Hey there, my name is Tracey. I’m the editor-in-chief here at Rural Sprout.

Many of our readers already know me from our popular Sunday newsletters. (You are signed up for our newsletters, right?) Each Sunday, I send a friendly missive from my neck of the woods in Pennsylvania. It’s a bit like sitting on the front porch with a friend, discussing our gardens over a cup of tea.

Originally from upstate NY, I’m now an honorary Pennsylvanian, having lived here for the past 18 years.

I grew up spending weekends on my dad’s off-the-grid homestead, where I spent much of my childhood roaming the woods and getting my hands dirty.

I learned how to do things most little kids haven’t done in over a century.

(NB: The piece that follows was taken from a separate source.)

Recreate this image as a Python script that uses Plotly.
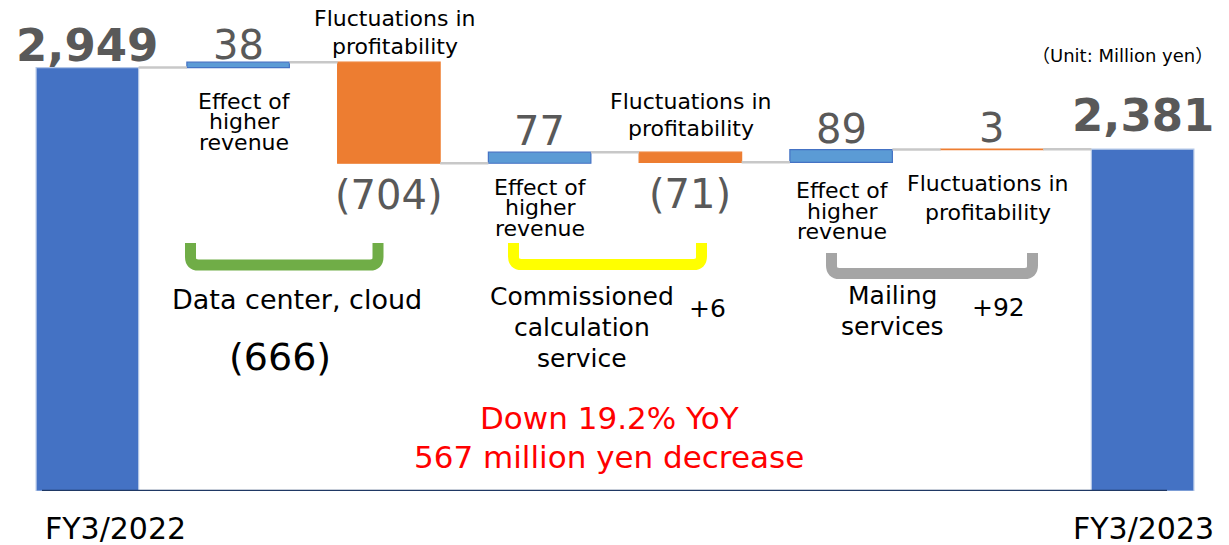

Whether it was pressing apples in the fall for homemade cider, trudging through the early spring snows of upstate NY to tap trees for maple syrup, or canning everything that grew in the garden in the summer - there were always new adventures with each season.

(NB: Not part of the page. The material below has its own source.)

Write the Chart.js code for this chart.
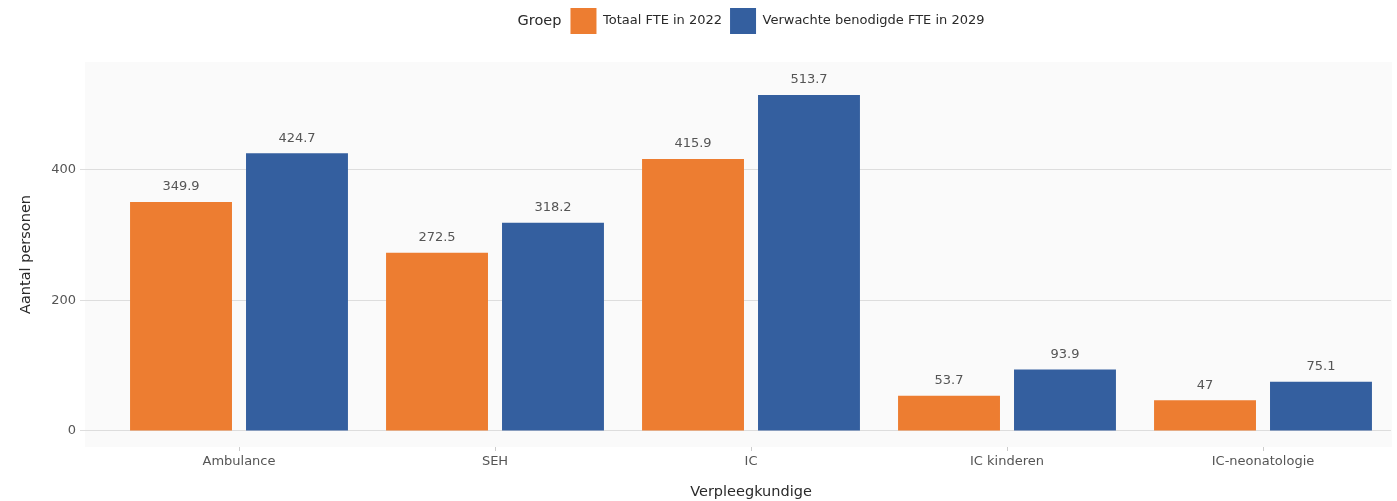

As an adult, I continue to draw on the skills I learned as a kid. I love my Wi-Fi and knowing pizza is only a phone call away. And I’m okay with never revisiting the adventure that is using an outhouse in the middle of January.

These days, I tend to be almost a homesteader.

I take an eclectic approach to homesteading, utilizing modern convenience where I want and choosing the rustic ways of my childhood as they suit me.

I’m a firm believer in self-sufficiency, no matter where you live, and the power and pride that comes from doing something for yourself.

I’ve always had a garden, even when the only space available was the roof of my apartment building. I’ve been knitting since age seven, and I spin and dye my own wool as well. If you can ferment it, it’s probably in my pantry or on my kitchen counter. And I can’t go more than a few days without a trip into the woods looking for mushrooms, edible plants, or the sound of the wind in the trees.